Andres Manuel Lopez Obrador leads his opponents in most polls
Business and finance elites are discounting his possible win
With five months to go in Mexico’s presidential campaign, the leftist firebrand Andres Manuel Lopez Obrador has mounted a sizable lead in most polls. And yet, the country’s business and financial elites seem unimpressed.
Eighty-five percent of those C-suite executives surveyed by Banco Santander last month said Lopez Obrador will be defeated in July’s vote just as he was back in 2006 and 2012. This confidence explains why Mexican markets have held up so well as Lopez Obrador — who has made “neoliberalism” enemy No.1 in his speeches for years and pledged to roll back efforts to open up the state-run oil industry — built his lead over a pair of more conventional candidates. The peso is the best currency in all of emerging markets this year and stocks have outperformed most peers.
But in the age of one political shock after another missed by the professional class — Donald Trump’s election, the Brexit vote, Poland’s increasingly nationalist stance — this sort of complacency seems dangerous to some. And just because Amlo, as Lopez Obrador is called, came up short before doesn’t necessarily mean he will again this time.

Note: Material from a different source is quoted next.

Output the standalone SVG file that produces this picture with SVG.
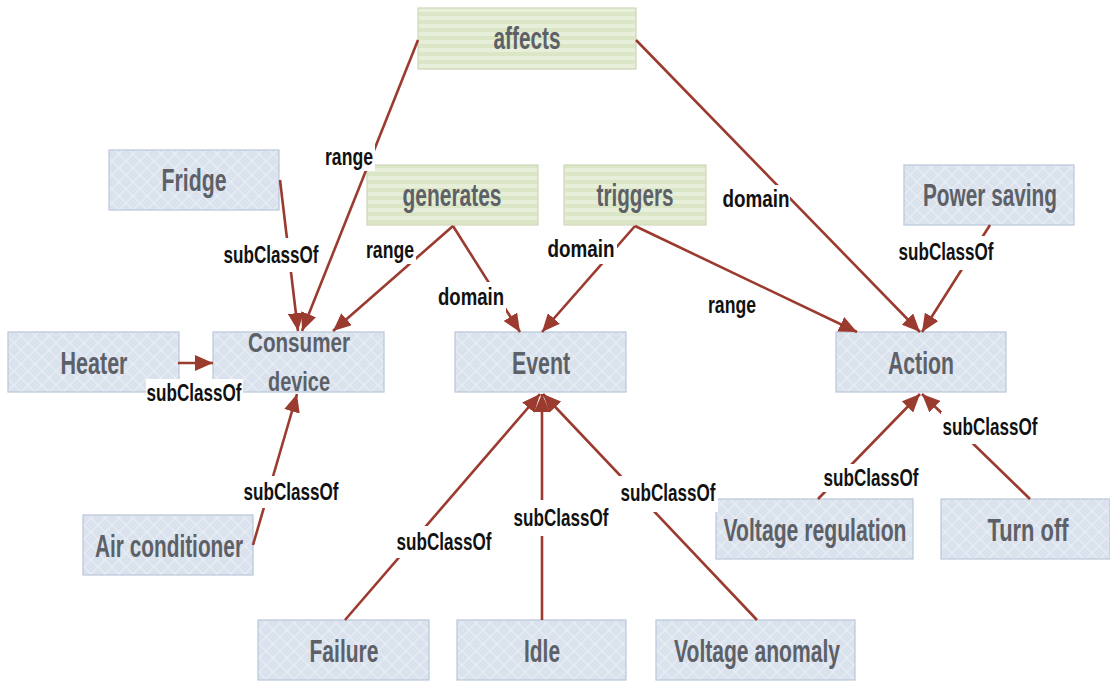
<svg xmlns="http://www.w3.org/2000/svg" width="1110" height="682" viewBox="0 0 1110 682">
<style>
.cls{fill:url(#diamond);stroke:#b9c6da;stroke-width:1.2}
.prop{fill:url(#stripes);stroke:#cdd8b8;stroke-width:1.2}
.nt{font-family:"Liberation Sans",Arial,sans-serif;font-weight:bold;font-size:32px;fill:#5d6167;text-anchor:middle}
.edge{stroke:#9b3a2f;stroke-width:2.6;fill:none;marker-end:url(#arr)}
.lbl{font-family:"Liberation Sans",Arial,sans-serif;font-weight:bold;font-size:24px;fill:#111;text-anchor:middle}
.lb{fill:#fff}
</style>
<defs>
<pattern id="diamond" width="14" height="14" patternUnits="userSpaceOnUse">
<rect width="14" height="14" fill="#dae2ed"/>
<path d="M0 7 L7 0 L14 7 L7 14 Z" fill="none" stroke="#e9eef5" stroke-width="1.2"/>
</pattern>
<pattern id="stripes" width="8" height="8" patternUnits="userSpaceOnUse">
<rect width="8" height="8" fill="#e7eed9"/>
<rect y="4" width="8" height="4" fill="#dbe6c6"/>
</pattern>
<marker id="arr" viewBox="0 0 18 16" refX="18" refY="8" markerWidth="18" markerHeight="16" markerUnits="userSpaceOnUse" orient="auto">
<path d="M0 0 L18 8 L0 16 Z" fill="#9b3a2f"/>
</marker>
</defs>
<rect width="1110" height="682" fill="#fff"/>

<g id="affects"><rect class="prop" x="418" y="8" width="218" height="61"/><text class="nt" x="527" y="49" textLength="67" lengthAdjust="spacingAndGlyphs">affects</text></g>
<g id="generates"><rect class="prop" x="367" y="165" width="171" height="60"/><text class="nt" x="452" y="206" textLength="99" lengthAdjust="spacingAndGlyphs">generates</text></g>
<g id="triggers"><rect class="prop" x="564" y="165" width="142" height="60"/><text class="nt" x="635" y="206" textLength="77" lengthAdjust="spacingAndGlyphs">triggers</text></g>
<g id="fridge"><rect class="cls" x="109" y="150" width="170" height="60"/><text class="nt" x="194" y="191" textLength="65" lengthAdjust="spacingAndGlyphs">Fridge</text></g>
<g id="power-saving"><rect class="cls" x="904" y="165" width="170" height="60"/><text class="nt" x="990" y="206" textLength="134" lengthAdjust="spacingAndGlyphs">Power saving</text></g>
<g id="heater"><rect class="cls" x="8" y="332" width="171" height="60"/><text class="nt" x="94" y="374" textLength="67" lengthAdjust="spacingAndGlyphs">Heater</text></g>
<g id="consumer-device"><rect class="cls" x="213" y="332" width="171" height="60"/><text class="nt" x="299" y="352" style="font-size:27px" textLength="102" lengthAdjust="spacingAndGlyphs">Consumer</text><text class="nt" x="299" y="391" style="font-size:27px" textLength="62" lengthAdjust="spacingAndGlyphs">device</text></g>
<g id="event"><rect class="cls" x="455" y="332" width="171" height="60"/><text class="nt" x="541" y="374" textLength="58" lengthAdjust="spacingAndGlyphs">Event</text></g>
<g id="action"><rect class="cls" x="836" y="332" width="170" height="60"/><text class="nt" x="921" y="374" textLength="66" lengthAdjust="spacingAndGlyphs">Action</text></g>
<g id="air-conditioner"><rect class="cls" x="83" y="515" width="170" height="60"/><text class="nt" x="169" y="557" textLength="148" lengthAdjust="spacingAndGlyphs">Air conditioner</text></g>
<g id="voltage-regulation"><rect class="cls" x="716" y="499" width="197" height="60"/><text class="nt" x="815" y="541" textLength="183" lengthAdjust="spacingAndGlyphs">Voltage regulation</text></g>
<g id="turn-off"><rect class="cls" x="941" y="499" width="169" height="60"/><text class="nt" x="1028" y="541" textLength="81" lengthAdjust="spacingAndGlyphs">Turn off</text></g>
<g id="failure"><rect class="cls" x="258" y="620" width="171" height="60"/><text class="nt" x="344" y="662" textLength="69" lengthAdjust="spacingAndGlyphs">Failure</text></g>
<g id="idle"><rect class="cls" x="457" y="620" width="169" height="60"/><text class="nt" x="542" y="662" textLength="36" lengthAdjust="spacingAndGlyphs">Idle</text></g>
<g id="voltage-anomaly"><rect class="cls" x="656" y="620" width="199" height="60"/><text class="nt" x="757" y="662" textLength="166" lengthAdjust="spacingAndGlyphs">Voltage anomaly</text></g>

<g id="connectors">
<line class="edge" x1="418" y1="40" x2="302" y2="331"/>
<line class="edge" x1="636" y1="40" x2="920" y2="332"/>
<line class="edge" x1="280" y1="180" x2="298" y2="331"/>
<line class="edge" x1="453" y1="226" x2="333" y2="331"/>
<line class="edge" x1="453" y1="226" x2="520" y2="332"/>
<line class="edge" x1="635" y1="226" x2="542" y2="332"/>
<line class="edge" x1="635" y1="226" x2="857" y2="332"/>
<line class="edge" x1="990" y1="225" x2="922" y2="332"/>
<line class="edge" x1="178" y1="363" x2="213" y2="363"/>
<line class="edge" x1="253" y1="545" x2="297" y2="394"/>
<line class="edge" x1="345" y1="620" x2="540" y2="394"/>
<line class="edge" x1="542" y1="620" x2="542" y2="394"/>
<line class="edge" x1="757" y1="620" x2="543" y2="394"/>
<line class="edge" x1="818" y1="499" x2="920" y2="394"/>
<line class="edge" x1="1030" y1="499" x2="922" y2="394"/>

<rect class="lb" x="323" y="143" width="52" height="28"/><text class="lbl" x="349" y="165" textLength="48" lengthAdjust="spacingAndGlyphs">range</text>
<rect class="lb" x="720" y="185" width="70" height="28"/><text class="lbl" x="756" y="207" textLength="67" lengthAdjust="spacingAndGlyphs">domain</text>
<rect class="lb" x="222" y="238" width="99" height="34"/><text class="lbl" x="271" y="263" textLength="95" lengthAdjust="spacingAndGlyphs">subClassOf</text>
<rect class="lb" x="364" y="236" width="52" height="28"/><text class="lbl" x="390" y="258" textLength="48" lengthAdjust="spacingAndGlyphs">range</text>
<rect class="lb" x="436" y="282" width="70" height="30"/><text class="lbl" x="471" y="305" textLength="66" lengthAdjust="spacingAndGlyphs">domain</text>
<rect class="lb" x="546" y="234" width="71" height="30"/><text class="lbl" x="581" y="257" textLength="67" lengthAdjust="spacingAndGlyphs">domain</text>
<rect class="lb" x="706" y="291" width="52" height="28"/><text class="lbl" x="732" y="313" textLength="48" lengthAdjust="spacingAndGlyphs">range</text>
<rect class="lb" x="896" y="236" width="99" height="34"/><text class="lbl" x="946" y="260" textLength="95" lengthAdjust="spacingAndGlyphs">subClassOf</text>
<rect class="lb" x="146" y="379" width="97" height="28"/><text class="lbl" x="194" y="401" textLength="95" lengthAdjust="spacingAndGlyphs">subClassOf</text>
<rect class="lb" x="241" y="476" width="99" height="32"/><text class="lbl" x="291" y="500" textLength="95" lengthAdjust="spacingAndGlyphs">subClassOf</text>
<rect class="lb" x="395" y="526" width="99" height="32"/><text class="lbl" x="444" y="550" textLength="95" lengthAdjust="spacingAndGlyphs">subClassOf</text>
<rect class="lb" x="511" y="500" width="99" height="36"/><text class="lbl" x="561" y="526" textLength="95" lengthAdjust="spacingAndGlyphs">subClassOf</text>
<rect class="lb" x="619" y="476" width="99" height="36"/><text class="lbl" x="668" y="501" textLength="95" lengthAdjust="spacingAndGlyphs">subClassOf</text>
<rect class="lb" x="822" y="464" width="99" height="28"/><text class="lbl" x="871" y="486" textLength="95" lengthAdjust="spacingAndGlyphs">subClassOf</text>
<rect class="lb" x="941" y="412" width="99" height="32"/><text class="lbl" x="990" y="435" textLength="95" lengthAdjust="spacingAndGlyphs">subClassOf</text>
</g>
</svg>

Alejandro Cuadrado, a strategist at Banco Bilbao Vizcaya Argentaria, cautions the peso could weaken 7 percent from current levels if Amlo is leading in the days before the vote. Exotix, a research firm that specializes in the riskiest assets, says an election win could prompt a 15 percent selloff in the benchmark stock index and boost local bond yields by 4 percentage points.
“I don’t think investors are prepared,” Rafael Elias, the head of Latin America credit research at Exotix, said in an interview. “You have to start looking at the polls seriously.”
The most recent voter surveys show Amlo has a significant advantage. He’s garnering 40 percent support, ahead of PAN-led party alliance candidate Ricardo Anaya with 31 percent and former Finance Minister Jose Antonio Meade of the ruling PRI party with 20 percent, according to Bloomberg’s Poll Tracker.
The rise of Amlo, a former Mexico City mayor, comes amid a resurgence of discontent against the PRI and President Enrique Pena Nieto over corruption allegations. At the same time, Trump’s threats to dismantle the North American Free Trade Agreement and curtail immigration are stirring national pride in Mexico, a dynamic that favors Amlo amid his pledges to reset the relationship with the U.S.
Of course, there are still months to go before the election and official campaigning can’t even begin until parties officially nominate their candidates by the end of March. The candidates are also slated for three debates beginning April 22. And Amlo — who already enjoys wide name recognition — may see his prospects dwindle as voters become more familiar with his rivals.
It’s also possible that even if Amlo were to win, his economic agenda won’t be all that radical. He has been meeting with business leaders and with executives at banks including Citigroup Inc. and JPMorgan Chase & Co. in an effort to reassure them.
“We’re not against businessmen,” Lopez Obrador told a crowd at Mexico’s National Auditorium in November. “We’re against corrupt politicians.”
And for all the potential for an Amlo presidency to throw Mexican markets into disarray, it’s worth remembering that the apocalyptic predictions made about Trump’s impact on markets before his election and the dire warnings about Brexit’s potential to wreak havoc never quite came to pass. Mexico’s peso slipped 0.1 percent Friday to 18.5209 per dollar as of 8:45 a.m. in New York, leaving it up 6.2 percent this year.
Amlo has come close to winning the presidency before. He led polls ahead of the 2006 vote, leading the peso to tumble, and ended up losing by less than 1 percentage point to Felipe Calderon. In 2012, Pena Nieto was a consistent frontrunner. This time, some investors have seen Amlo’s poll performance, in which he has consistently led or at worst tied Anaya, as a sign of his durability.
A minority of investors are looking at the numbers, and bracing for the fallout. Options on the Mexican peso show an uptick in concern around the time of elections.
An Amlo victory isn’t “the baseline, but we do believe that the chances are high enough that it’s something we’re preparing for,” said Rob Turner, a senior portfolio manager at Invesco who’s shying away from most corporate and sovereign debt from Mexico. “It’s more uncertainty that we’re preparing for because there are very few concrete details.”
Luis Maizel, a senior managing director and co-founder of LM Capital Group in San Diego, says he’s limiting his investment these days to Mexican companies that get most of their revenue abroad such as Grupo Bimbo SAB, Mexichem SAB and Gruma SAB.
“If the election was held today, Lopez Obrador would win,” Maizel said. “I think that people should be very careful, and listening to what Amlo says.”